Article 24 La Cour Permanente de Justice Internationale invitera la partie * visée par la plainte à lui fournir des explications.
Il peut envoyer des commissaires sur le territoire soumis au contrôle de cette partie ou de celle qui a formulé la plainte, pour procéder à l'enquête afin de déterminer s'il y a eu infraction.

* Note. - Les Etats signataires qui n'auraient pas encore adhéré au Statut de la Cour Permanente, devraient s'engager à le faire.

Article 25 La Cour Permanente de Justice Internationale peut également effectuer toute autre enquête ayant le même objet et il peut soumettre toute question exigeant un examen judiciaire, la Cour devant prononcer sa décision avec toute célérité possible.

Article 26 Les parties impliquées dans les opérations mentionnées ci-dessus et, de manière générale, toutes les parties à la présente Convention, prendront les mesures nécessaires pour faciliter ces opérations, spécialement en ce qui concerne le transport rapide de personnes et de correspondance.

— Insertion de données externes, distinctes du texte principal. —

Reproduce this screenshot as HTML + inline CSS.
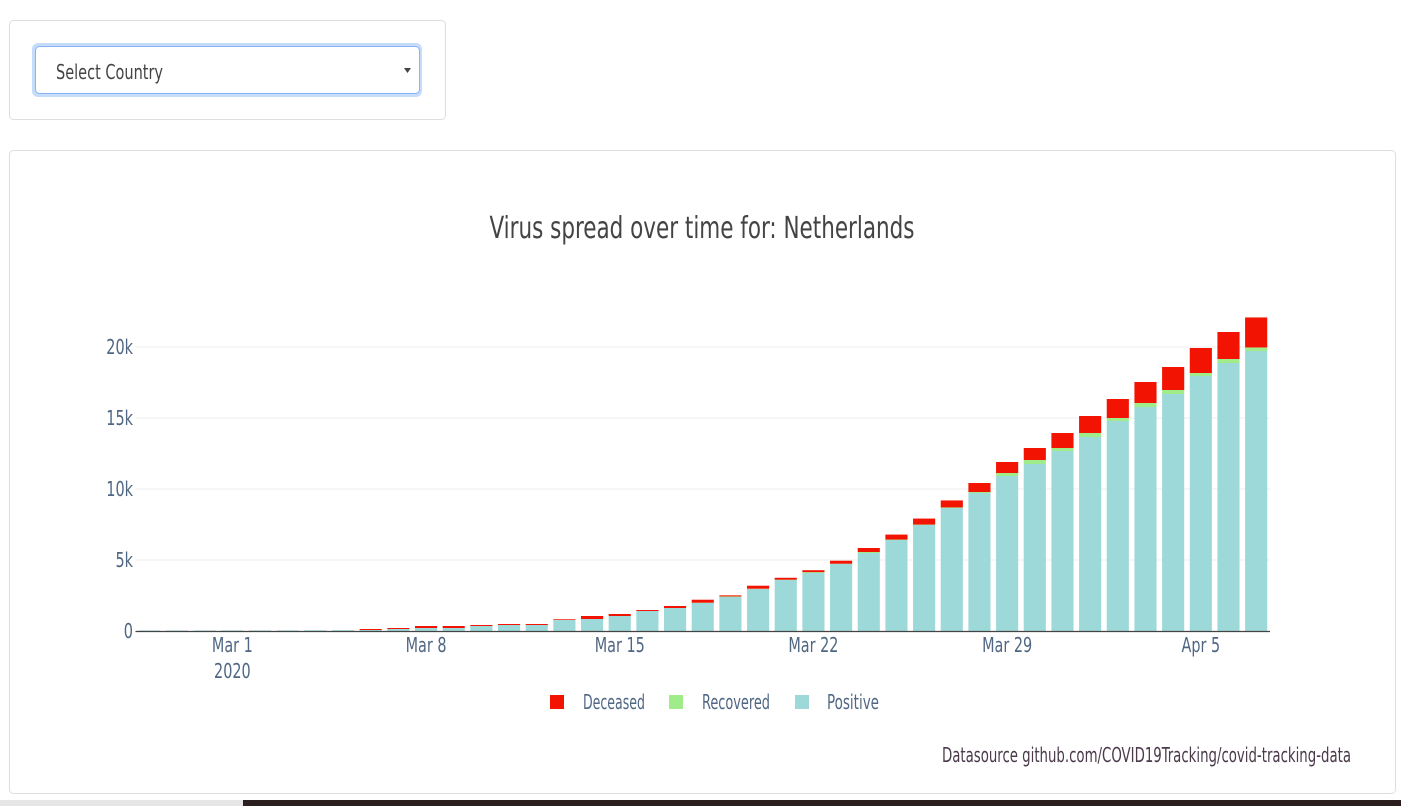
<!DOCTYPE html>
<html><head><meta charset="utf-8"><style>
body{margin:0;width:1401px;height:806px;background:#fff;overflow:hidden;position:relative;font-family:"Liberation Sans Narrow","DejaVu Sans Condensed","Liberation Sans",sans-serif}
svg{position:absolute;left:0;top:0}
text{font-family:"Liberation Sans Narrow","DejaVu Sans Condensed","Liberation Sans",sans-serif}
</style></head><body>
<svg width="1401" height="806" id="svg">
<rect x="9.5" y="20.5" width="436" height="99" rx="4" fill="#fff" stroke="#dedede"/>
<rect x="32" y="43" width="390" height="54" rx="6" fill="#c6dcfb"/>
<g>
<rect x="35.5" y="46.5" width="384" height="47" rx="4" fill="#fff" stroke="#86b4f5"/>
<text x="56" y="79" font-size="20" fill="#444" textLength="107" lengthAdjust="spacingAndGlyphs">Select Country</text>
<path d="M404 68h7l-3.5 5z" fill="#444"/>
</g>
<rect x="9.5" y="150.5" width="1386" height="643" rx="4" fill="#fff" stroke="#dedede"/>
<text x="702" y="238" font-size="30" fill="#444" text-anchor="middle" textLength="425" lengthAdjust="spacingAndGlyphs">Virus spread over time for: Netherlands</text>
<g id="grid"></g><g id="bars"></g><g id="axes"></g>
<g>
<rect x="550" y="695" width="14" height="14" fill="#f31302"/>
<text x="583" y="709" font-size="20" fill="#506784" textLength="62" lengthAdjust="spacingAndGlyphs">Deceased</text>
<rect x="669" y="695" width="14" height="14" fill="#a0eb8a"/>
<text x="702" y="709" font-size="20" fill="#506784" textLength="68" lengthAdjust="spacingAndGlyphs">Recovered</text>
<rect x="795" y="695" width="14" height="14" fill="#9ed9da"/>
<text x="827" y="709" font-size="20" fill="#506784" textLength="52" lengthAdjust="spacingAndGlyphs">Positive</text>
</g>
<text x="1351" y="762" font-size="20" fill="#4a3a4a" text-anchor="end" textLength="409" lengthAdjust="spacingAndGlyphs">Datasource github.com/COVID19Tracking/covid-tracking-data</text>
<rect x="0" y="800" width="243" height="6" fill="#e6e6e6"/>
<rect x="243" y="800" width="1158" height="6" fill="#2a1e1e"/>
</svg>
<script>
const dates=["Feb 27","Feb 28","Feb 29","Mar 1","Mar 2","Mar 3","Mar 4","Mar 5","Mar 6","Mar 7","Mar 8","Mar 9","Mar 10","Mar 11","Mar 12","Mar 13","Mar 14","Mar 15","Mar 16","Mar 17","Mar 18","Mar 19","Mar 20","Mar 21","Mar 22","Mar 23","Mar 24","Mar 25","Mar 26","Mar 27","Mar 28","Mar 29","Mar 30","Mar 31","Apr 1","Apr 2","Apr 3","Apr 4","Apr 5","Apr 6","Apr 7"];
const positive=[40,40,40,45,45,45,50,60,70,141,211,211,352,423,423,775,845,1056,1408,1620,1972,2394,2958,3592,4085,4718,5493,6408,7465,8662,9718,10915,11761,12676,13662,14789,15775,16690,17958,18873,19718];
const recovered=[0,0,0,0,0,0,0,0,0,0,0,0,0,0,0,0,0,0,0,0,20,40,20,20,60,20,70,30,30,40,70,211,282,211,282,211,282,282,211,282,250];
const deceased=[0,0,0,0,0,0,0,0,70,70,141,141,70,70,70,50,211,141,70,141,211,76,211,136,136,211,282,352,423,493,634,775,845,1056,1197,1338,1479,1620,1761,1901,2113];
const yTicks=[0,5000,10000,15000,20000];
const yTickLabels=["0","5k","10k","15k","20k"];
const xTickIdx=[3,10,17,24,31,38];
const xTickLabels=["Mar 1","Mar 8","Mar 15","Mar 22","Mar 29","Apr 5"];
const NS="http://www.w3.org/2000/svg";
const X0=135.5,X1=1270,Y0=631,Y20=347;
const n=dates.length, step=(X1-X0)/n;
const xs=i=>X0+step*(i+0.5);
const ys=v=>Y0-(Y0-Y20)*v/20000;
function mk(tag,attrs,parent){const e=document.createElementNS(NS,tag);for(const k in attrs)e.setAttribute(k,attrs[k]);parent.appendChild(e);return e;}
function narrow(t){const w=t.getComputedTextLength();t.setAttribute('textLength',(w*0.8).toFixed(1));t.setAttribute('lengthAdjust','spacingAndGlyphs');}
const grid=document.getElementById('grid'),bars=document.getElementById('bars'),axes=document.getElementById('axes');
yTicks.forEach((t,i)=>{
  if(t>0){const g=mk('line',{x1:X0,x2:X1,y1:ys(t),y2:ys(t),stroke:'#eeeeee'},grid);
  
  }
  const l=mk('text',{x:133,y:ys(t)+7,'font-size':20,fill:'#506784','text-anchor':'end'},axes);
  l.textContent=yTickLabels[i];
  
  
  narrow(l);
});
const bw=step*0.8;
for(let i=0;i<n;i++){
  const g=mk('g',{},bars);
  
  
  let base=0;
  [[positive[i],'#9ed9da'],[recovered[i],'#a0eb8a'],[deceased[i],'#f31302']].forEach(([v,c])=>{
    if(v>0){mk('rect',{x:xs(i)-bw/2,y:ys(base+v),width:bw,height:ys(base)-ys(base+v),fill:c},g);}
    base+=v;
  });
}
const ax=mk('line',{x1:X0,x2:X1,y1:Y0+0.5,y2:Y0+0.5,stroke:'#444','stroke-width':1.3},axes);


xTickIdx.forEach((idx,i)=>{
  const l=mk('text',{x:xs(idx),y:652,'font-size':20,fill:'#506784','text-anchor':'middle'},axes);
  l.textContent=xTickLabels[i];
  
  
  narrow(l);
});
const yr=mk('text',{x:xs(3),y:678,'font-size':20,fill:'#506784','text-anchor':'middle'},axes);
yr.textContent='2020';


narrow(yr);
</script>
</body></html>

Article 27 Selon les résultats des opérations mentionnées ci-dessus, la Cour Permanente de Justice Internationale constatera avec toute célérité possible s'il y a eu infraction.

Article 28 Au cas où, selon la conviction de la Cour Permanente de Justice Internationale, une infraction doit être constatée, elle publiera son rapport en spécifiant l'Etat ou les Etats qui a, ou qui ont, commis l'infraction et dès lors tout Etat signataire et n'ayant pas part à l'infraction aura le droit, sans violation aucune de ses obligations conventionnelles ni du Droit Internationale, de prendre une ou plusieurs des mesures suivantes :

(a) assister avec des forces armées l'Etat contre lequel l'infraction a été commise ;
(b) prêter à cet Etat son assistance financière ou matérielle, y compris les munitions de guerre ;
(c) refuser d'admettre l'exercice de droits belligérants par l'Etat ou les Etats ayant commis l'infraction ;
(d) refuser d'observer, à l'égard de l'Etat ou des Etats ayant commis l'infraction, les devoirs d'un neutre à l'égard d'un belligérant, tels que les prescrit le Droit International.

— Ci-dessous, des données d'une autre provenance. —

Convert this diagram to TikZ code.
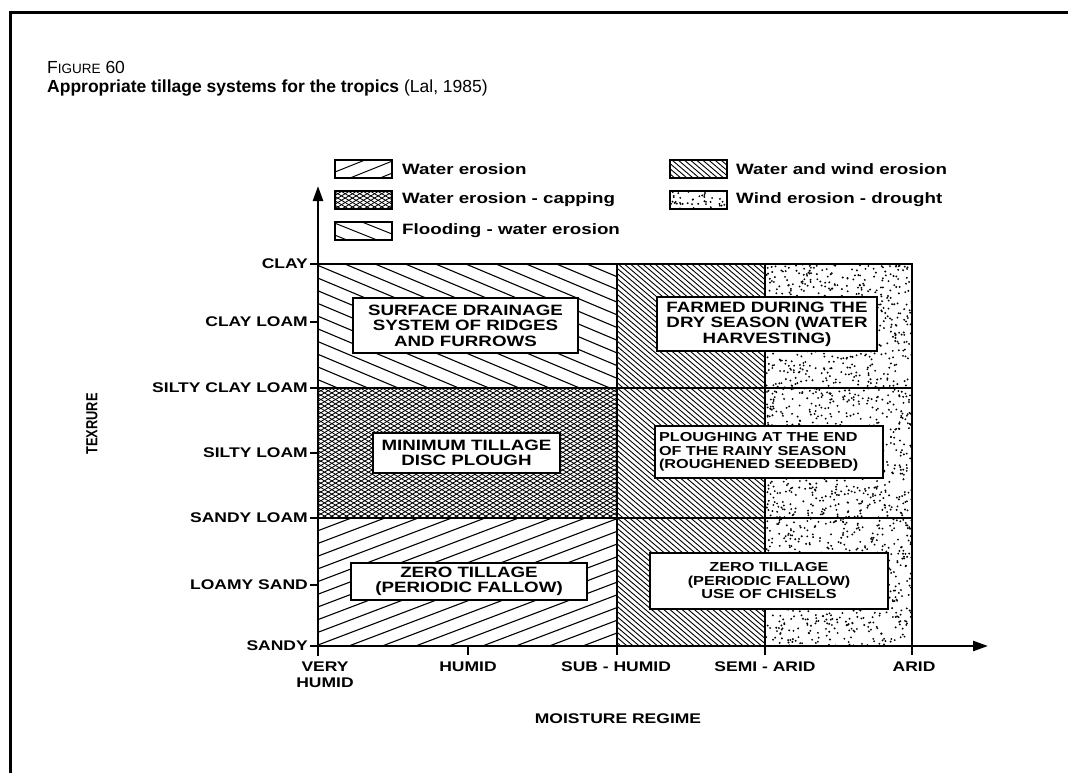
\documentclass[tikz,border=0pt]{standalone}
\usepackage{fontspec}
\setmainfont{Liberation Sans}
\newfontfamily\widef[FakeStretch=1.25]{Liberation Sans}
\newfontfamily\narrowf[FakeStretch=0.8]{Liberation Sans}
\usetikzlibrary{arrows.meta}

% hatch lines inside a rectangle: x1 y1 x2 y2 slope vspacing linewidth
\newcommand\hatchrect[7]{%
  \begin{scope}
    \clip (#1,#2) rectangle (#3,#4);
    \pgfmathsetmacro\hw{#3-#1}%
    \pgfmathsetmacro\ystart{#2-max(#5,0)*\hw}%
    \pgfmathtruncatemacro\hN{((#4-#2)+abs(#5)*\hw)/#6+1}%
    \foreach \k in {0,...,\hN}{%
      \pgfmathsetmacro\ya{\ystart+\k*#6}%
      \pgfmathsetmacro\yb{\ya+#5*\hw}%
      \draw[line width=#7] (#1,\ya) -- (#3,\yb);
    }%
  \end{scope}}
% random stipple: x1 y1 x2 y2 count
\newcommand\stipplerect[5]{%
  \begin{scope}
    \clip (#1,#2) rectangle (#3,#4);
    \foreach \k in {1,...,#5}{%
      \pgfmathsetmacro\dotx{#1+(#3-#1)*rnd}%
      \pgfmathsetmacro\doty{#2+(#4-#2)*rnd}%
      \fill (\dotx,\doty) circle (1.05);
    }%
  \end{scope}}

\tikzset{
  axisline/.style={line width=2.5pt},
  gridline/.style={line width=2.2pt},
  tickline/.style={line width=1.6pt},
  legbox/.style={line width=1.4pt},
  cellbox/.style={draw, fill=white, line width=1.4pt, inner sep=0pt},
  celltext/.style={font=\widef\bfseries\fontsize{15}{15.5}\selectfont},
  smalltext/.style={font=\widef\bfseries\fontsize{13}{13.5}\selectfont},
  axlabel/.style={font=\widef\bfseries\fontsize{14}{15.5}\selectfont, inner sep=0pt},
  legtext/.style={font=\widef\bfseries\fontsize{15}{17}\selectfont, anchor=west, inner sep=0pt},
}

\begin{document}
\begin{tikzpicture}[x=1pt,y=-1pt]
\useasboundingbox (0,0) rectangle (1068,773);
\fill[white] (0,0) rectangle (1068,773);

% outer frame
\draw[line width=3pt] (1070,13) -- (10,13) -- (10,775);

% caption
\node[anchor=base west, inner sep=0pt] (figno) at (47,74)
  {\fontsize{17.5}{20}\selectfont F{\fontsize{13.5}{16}\selectfont IGURE} 60};
\node[anchor=base west, inner sep=0pt] (title) at (47,93)
  {\fontsize{17.5}{20}\selectfont\textbf{Appropriate tillage systems for the tropics} (Lal, 1985)};

% ---------- cells ----------
% flooding - water erosion
\hatchrect{318}{264}{617}{388}{0.42}{12.7}{1.1pt}
% water erosion - capping (crosshatch)
\hatchrect{318}{388}{617}{518}{0.6}{4.4}{0.85pt}
\hatchrect{318}{388}{617}{518}{-0.6}{4.4}{0.85pt}
% water erosion
\hatchrect{318}{518}{617}{646}{-0.38}{12.7}{1.1pt}
% water and wind erosion
\hatchrect{617}{264}{765}{646}{0.85}{5.2}{0.9pt}
% wind erosion - drought
\pgfmathsetseed{4242}
\stipplerect{765}{264}{912}{646}{1700}

% grid
\draw[gridline] (318,264) -- (912,264) -- (912,646);
\draw[gridline] (617,264) -- (617,646);
\draw[gridline] (765,264) -- (765,646);
\draw[gridline] (318,388) -- (912,388);
\draw[gridline] (318,518) -- (912,518);

% axes
\coordinate (yfoot) at (318,656);
\coordinate (ytip) at (318,186);
\coordinate (xfoot) at (312,646);
\coordinate (xtip) at (988,646);
\draw[axisline, -{Triangle[length=15pt,width=10pt]}] (yfoot) -- (ytip);
\draw[axisline, -{Triangle[length=15pt,width=10pt]}] (xfoot) -- (xtip);

% y ticks and labels
\foreach \yy/\lab/\nm in {264/CLAY/ya, 322/CLAY LOAM/yb, 388/SILTY CLAY LOAM/yc,
    453/SILTY LOAM/yd, 518/SANDY LOAM/ye, 585/LOAMY SAND/yf, 646/SANDY/yg}{
  \draw[tickline] (310,\yy) -- (318,\yy);
  \node[axlabel, anchor=east] (\nm) at (308,\yy) {\lab};
}
\node[font=\narrowf\bfseries\fontsize{16}{18}\selectfont, rotate=90, inner sep=0pt] (texture) at (92,424) {TEXRURE};

% x ticks and labels
\foreach \xx in {468,617,765,912}{
  \draw[tickline] (\xx,646) -- (\xx,655);
}
\node[axlabel, anchor=north, align=center] (xa) at (325,662) {VERY\\HUMID};
\node[axlabel, anchor=north] (xb) at (468,662) {HUMID};
\node[axlabel, anchor=north] (xc) at (616,662) {SUB - HUMID};
\node[axlabel, anchor=north] (xd) at (765,662) {SEMI - ARID};
\node[axlabel, anchor=north] (xe) at (914,662) {ARID};
\node[axlabel, anchor=north] (xtitle) at (618,714) {MOISTURE REGIME};

% ---------- cell text boxes ----------
\node[cellbox, celltext, align=center, minimum width=225pt, minimum height=55pt] (c1) at (465.5,325.5)
  {SURFACE DRAINAGE\\SYSTEM OF RIDGES\\AND FURROWS};
\node[cellbox, celltext, align=center, minimum width=187pt, minimum height=40pt] (c2) at (466.5,453)
  {MINIMUM TILLAGE\\DISC PLOUGH};
\node[cellbox, celltext, align=center, minimum width=236pt, minimum height=37pt] (c3) at (469,581.5)
  {ZERO TILLAGE\\(PERIODIC FALLOW)};
\node[cellbox, celltext, align=center, minimum width=220pt, minimum height=54pt] (c4) at (767,324)
  {FARMED DURING THE\\DRY SEASON (WATER\\HARVESTING)};
\node[cellbox, smalltext, align=left, text width=220pt, inner xsep=4pt, minimum height=52pt] (c5) at (769,452)
  {PLOUGHING AT THE END\\OF THE RAINY SEASON\\(ROUGHENED SEEDBED)};
\node[cellbox, smalltext, align=center, minimum width=238pt, minimum height=56pt] (c6) at (769,581)
  {ZERO TILLAGE\\(PERIODIC FALLOW)\\USE OF CHISELS};

% ---------- legend ----------
% row 1 left: water erosion
\hatchrect{335}{160}{392}{178}{-0.4}{12}{1pt}
\draw[legbox] (335,160) rectangle (392,178);
\node[legtext] (l1) at (402,169) {Water erosion};
% row 2 left: capping
\hatchrect{335}{191}{392}{209}{0.6}{4.4}{0.85pt}
\hatchrect{335}{191}{392}{209}{-0.6}{4.4}{0.85pt}
\draw[legbox] (335,191) rectangle (392,209);
\node[legtext] (l2) at (402,200) {Water erosion - capping};
% row 3 left: flooding
\hatchrect{335}{222}{392}{240}{0.4}{12}{1pt}
\draw[legbox] (335,222) rectangle (392,240);
\node[legtext] (l3) at (402,231) {Flooding - water erosion};
% row 1 right: water and wind erosion
\hatchrect{670}{160}{727}{178}{0.85}{5.2}{0.9pt}
\draw[legbox] (670,160) rectangle (727,178);
\node[legtext] (l4) at (736,169) {Water and wind erosion};
% row 2 right: wind erosion - drought
\stipplerect{670}{191}{727}{209}{40}
\draw[legbox] (670,191) rectangle (727,209);
\node[legtext] (l5) at (736,200) {Wind erosion - drought};
\end{tikzpicture}
\end{document}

Article 29 Tout Etat commettant une violation de la présente Convention est soumis à la réparation pécuniaire de tout dommage causé par cette violation envers l'Etat ayant subi le dommage ou envers un des nationaux de celui-ci.

Article 30 Chacune des Hautes Parties Contractantes est d'accord pour apporter sans délai à sa législation nationale les modifications nécessaires pour rendre efficaces les obligations assumées par la présente Convention.

Article 31 La présente Convention s'ajoute, sans s'y substituer, aux obligations humanitaires reposant sur l'un quelconque des Etats signataires en vertu d'un traité général, tel que les Conventions de La Haye de 1899 et 1907 et la Convention Internationale de 1929 concernant le Traitement des Prisonniers de Guerre.

Article 32 La présente Convention est ouverte à l'adhésion de Puissances non signataires. A cet effet elles auront à faire connaître leur adhésion aux Hautes Parties Contractantes au moyen d'une notification écrite adressée à toutes les Hautes Parties Contractantes.